> [What this task involves]: Set down the material below word for word, excluding the pictures.

• • • • •

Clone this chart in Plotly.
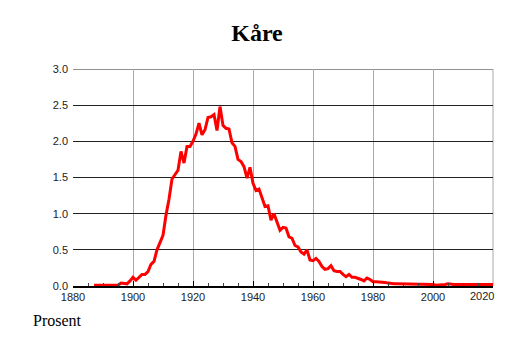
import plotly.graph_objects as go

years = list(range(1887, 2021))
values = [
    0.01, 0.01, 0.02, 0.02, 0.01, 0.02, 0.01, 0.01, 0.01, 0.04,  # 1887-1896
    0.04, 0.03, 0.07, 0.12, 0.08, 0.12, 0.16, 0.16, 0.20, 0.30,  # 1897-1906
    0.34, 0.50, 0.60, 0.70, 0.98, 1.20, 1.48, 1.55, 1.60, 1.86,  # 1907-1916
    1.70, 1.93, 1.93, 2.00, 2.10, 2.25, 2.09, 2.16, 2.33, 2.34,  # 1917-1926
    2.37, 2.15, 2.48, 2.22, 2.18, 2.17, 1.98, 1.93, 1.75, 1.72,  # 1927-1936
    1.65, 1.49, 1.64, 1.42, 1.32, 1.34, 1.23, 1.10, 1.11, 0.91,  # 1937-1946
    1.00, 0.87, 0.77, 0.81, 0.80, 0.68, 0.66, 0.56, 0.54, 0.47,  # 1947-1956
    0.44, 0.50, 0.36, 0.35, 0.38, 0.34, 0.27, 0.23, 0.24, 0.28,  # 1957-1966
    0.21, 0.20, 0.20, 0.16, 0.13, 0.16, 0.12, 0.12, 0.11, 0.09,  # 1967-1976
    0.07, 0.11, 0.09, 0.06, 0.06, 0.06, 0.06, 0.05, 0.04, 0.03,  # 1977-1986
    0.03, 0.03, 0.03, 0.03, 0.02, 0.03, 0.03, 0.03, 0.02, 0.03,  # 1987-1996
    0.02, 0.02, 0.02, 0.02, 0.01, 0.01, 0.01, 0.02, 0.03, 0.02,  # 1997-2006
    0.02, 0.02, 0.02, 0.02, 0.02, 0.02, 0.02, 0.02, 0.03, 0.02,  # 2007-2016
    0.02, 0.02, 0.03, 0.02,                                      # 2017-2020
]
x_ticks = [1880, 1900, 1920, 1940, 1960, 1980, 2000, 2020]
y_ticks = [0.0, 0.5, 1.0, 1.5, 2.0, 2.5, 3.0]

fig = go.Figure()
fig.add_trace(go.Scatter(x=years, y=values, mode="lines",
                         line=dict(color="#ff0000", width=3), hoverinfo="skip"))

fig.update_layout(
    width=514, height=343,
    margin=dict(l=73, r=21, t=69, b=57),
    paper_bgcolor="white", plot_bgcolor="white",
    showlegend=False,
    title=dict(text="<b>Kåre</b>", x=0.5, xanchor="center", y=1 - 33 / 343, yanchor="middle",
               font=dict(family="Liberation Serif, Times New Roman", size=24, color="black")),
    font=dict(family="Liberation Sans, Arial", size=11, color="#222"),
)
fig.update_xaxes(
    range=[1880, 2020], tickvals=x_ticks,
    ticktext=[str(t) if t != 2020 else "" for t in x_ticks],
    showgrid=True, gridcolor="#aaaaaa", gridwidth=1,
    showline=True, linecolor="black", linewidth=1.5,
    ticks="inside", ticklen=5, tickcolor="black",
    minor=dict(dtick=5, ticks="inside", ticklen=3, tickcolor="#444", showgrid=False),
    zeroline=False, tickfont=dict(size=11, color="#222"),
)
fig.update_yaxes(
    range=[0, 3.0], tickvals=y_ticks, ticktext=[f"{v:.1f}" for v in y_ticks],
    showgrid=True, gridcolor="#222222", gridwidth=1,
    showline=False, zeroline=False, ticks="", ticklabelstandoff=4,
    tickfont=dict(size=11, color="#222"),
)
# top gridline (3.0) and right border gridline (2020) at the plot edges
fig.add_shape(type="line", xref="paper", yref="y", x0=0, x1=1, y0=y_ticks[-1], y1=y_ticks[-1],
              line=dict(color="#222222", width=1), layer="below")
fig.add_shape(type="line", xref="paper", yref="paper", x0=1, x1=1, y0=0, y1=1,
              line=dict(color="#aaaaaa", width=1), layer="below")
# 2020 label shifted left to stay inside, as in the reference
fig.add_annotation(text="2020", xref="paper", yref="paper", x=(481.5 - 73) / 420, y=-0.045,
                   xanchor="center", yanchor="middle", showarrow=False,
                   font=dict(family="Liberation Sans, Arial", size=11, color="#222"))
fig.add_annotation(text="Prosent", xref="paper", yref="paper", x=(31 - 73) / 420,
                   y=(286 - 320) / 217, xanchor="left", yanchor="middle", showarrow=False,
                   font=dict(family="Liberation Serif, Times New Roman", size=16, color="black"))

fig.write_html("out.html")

• • • • •

> [Response]:
Clone this chart in Plotly.
import plotly.graph_objects as go

years = list(range(1887, 2021))
values = [
    0.01, 0.01, 0.02, 0.02, 0.01, 0.02, 0.01, 0.01, 0.01, 0.04,  # 1887-1896
    0.04, 0.03, 0.07, 0.12, 0.08, 0.12, 0.16, 0.16, 0.20, 0.30,  # 1897-1906
    0.34, 0.50, 0.60, 0.70, 0.98, 1.20, 1.48, 1.55, 1.60, 1.86,  # 1907-1916
    1.70, 1.93, 1.93, 2.00, 2.10, 2.25, 2.09, 2.16, 2.33, 2.34,  # 1917-1926
    2.37, 2.15, 2.48, 2.22, 2.18, 2.17, 1.98, 1.93, 1.75, 1.72,  # 1927-1936
    1.65, 1.49, 1.64, 1.42, 1.32, 1.34, 1.23, 1.10, 1.11, 0.91,  # 1937-1946
    1.00, 0.87, 0.77, 0.81, 0.80, 0.68, 0.66, 0.56, 0.54, 0.47,  # 1947-1956
    0.44, 0.50, 0.36, 0.35, 0.38, 0.34, 0.27, 0.23, 0.24, 0.28,  # 1957-1966
    0.21, 0.20, 0.20, 0.16, 0.13, 0.16, 0.12, 0.12, 0.11, 0.09,  # 1967-1976
    0.07, 0.11, 0.09, 0.06, 0.06, 0.06, 0.06, 0.05, 0.04, 0.03,  # 1977-1986
    0.03, 0.03, 0.03, 0.03, 0.02, 0.03, 0.03, 0.03, 0.02, 0.03,  # 1987-1996
    0.02, 0.02, 0.02, 0.02, 0.01, 0.01, 0.01, 0.02, 0.03, 0.02,  # 1997-2006
    0.02, 0.02, 0.02, 0.02, 0.02, 0.02, 0.02, 0.02, 0.03, 0.02,  # 2007-2016
    0.02, 0.02, 0.03, 0.02,                                      # 2017-2020
]
x_ticks = [1880, 1900, 1920, 1940, 1960, 1980, 2000, 2020]
y_ticks = [0.0, 0.5, 1.0, 1.5, 2.0, 2.5, 3.0]

fig = go.Figure()
fig.add_trace(go.Scatter(x=years, y=values, mode="lines",
                         line=dict(color="#ff0000", width=3), hoverinfo="skip"))

fig.update_layout(
    width=514, height=343,
    margin=dict(l=73, r=21, t=69, b=57),
    paper_bgcolor="white", plot_bgcolor="white",
    showlegend=False,
    title=dict(text="<b>Kåre</b>", x=0.5, xanchor="center", y=1 - 33 / 343, yanchor="middle",
               font=dict(family="Liberation Serif, Times New Roman", size=24, color="black")),
    font=dict(family="Liberation Sans, Arial", size=11, color="#222"),
)
fig.update_xaxes(
    range=[1880, 2020], tickvals=x_ticks,
    ticktext=[str(t) if t != 2020 else "" for t in x_ticks],
    showgrid=True, gridcolor="#aaaaaa", gridwidth=1,
    showline=True, linecolor="black", linewidth=1.5,
    ticks="inside", ticklen=5, tickcolor="black",
    minor=dict(dtick=5, ticks="inside", ticklen=3, tickcolor="#444", showgrid=False),
    zeroline=False, tickfont=dict(size=11, color="#222"),
)
fig.update_yaxes(
    range=[0, 3.0], tickvals=y_ticks, ticktext=[f"{v:.1f}" for v in y_ticks],
    showgrid=True, gridcolor="#222222", gridwidth=1,
    showline=False, zeroline=False, ticks="", ticklabelstandoff=4,
    tickfont=dict(size=11, color="#222"),
)
# top gridline (3.0) and right border gridline (2020) at the plot edges
fig.add_shape(type="line", xref="paper", yref="y", x0=0, x1=1, y0=y_ticks[-1], y1=y_ticks[-1],
              line=dict(color="#222222", width=1), layer="below")
fig.add_shape(type="line", xref="paper", yref="paper", x0=1, x1=1, y0=0, y1=1,
              line=dict(color="#aaaaaa", width=1), layer="below")
# 2020 label shifted left to stay inside, as in the reference
fig.add_annotation(text="2020", xref="paper", yref="paper", x=(481.5 - 73) / 420, y=-0.045,
                   xanchor="center", yanchor="middle", showarrow=False,
                   font=dict(family="Liberation Sans, Arial", size=11, color="#222"))
fig.add_annotation(text="Prosent", xref="paper", yref="paper", x=(31 - 73) / 420,
                   y=(286 - 320) / 217, xanchor="left", yanchor="middle", showarrow=False,
                   font=dict(family="Liberation Serif, Times New Roman", size=16, color="black"))

fig.write_html("out.html")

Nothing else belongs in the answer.